Both the Biden Administration and the Bennett-Lapid government inherited arrangements with these organizations from their predecessors and had to decide whether to adhere to them once they came to power. The Trump Administration had already signed the deal with the Taliban and Netanyahu had maintained a framework of understandings with Hamas for several years. President Biden, as we know, made a decision. While he did delay the withdrawal from Afghanistan by several months, he completed it in full as determined in the agreement. The Israel-Hamas case is different. While Israel has not reached a long-term public agreement with Hamas, a certain set of expectations has been put in place over time. Following the most recent round of fighting with Gaza, elements in Israel and elsewhere urged a change in approach. While the Netanyahu governments sought to exploit the dialogue with Hamas in order to deepen the divide between Gaza and the West Bank and weaken the Palestinian Authority (PA), some in the new government and the international community are seeking to change the rules of the game in order to strengthen the PA and restore its involvement in the Gaza Strip.

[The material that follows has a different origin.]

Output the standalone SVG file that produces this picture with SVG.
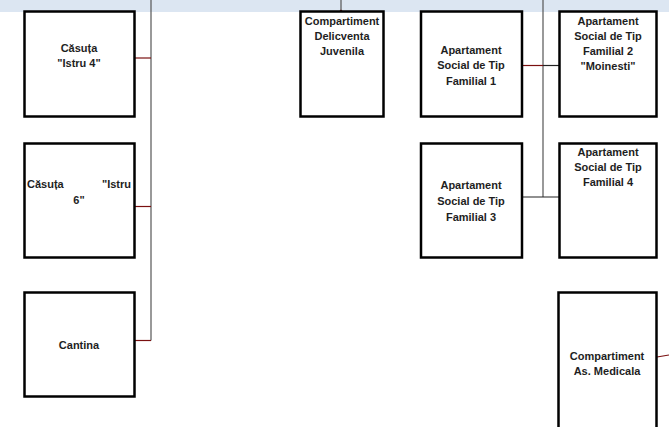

The negotiating process between the US and the Taliban could teach Israel about the risks that inherent in such moves. Even when it becomes obvious that dialogue is required with such “rogue” players, the diplomatic strategy must not focus solely on this dimension; contacts with them must be part of a broader policy move that includes additional international and local elements and be guided by long-term political thinking.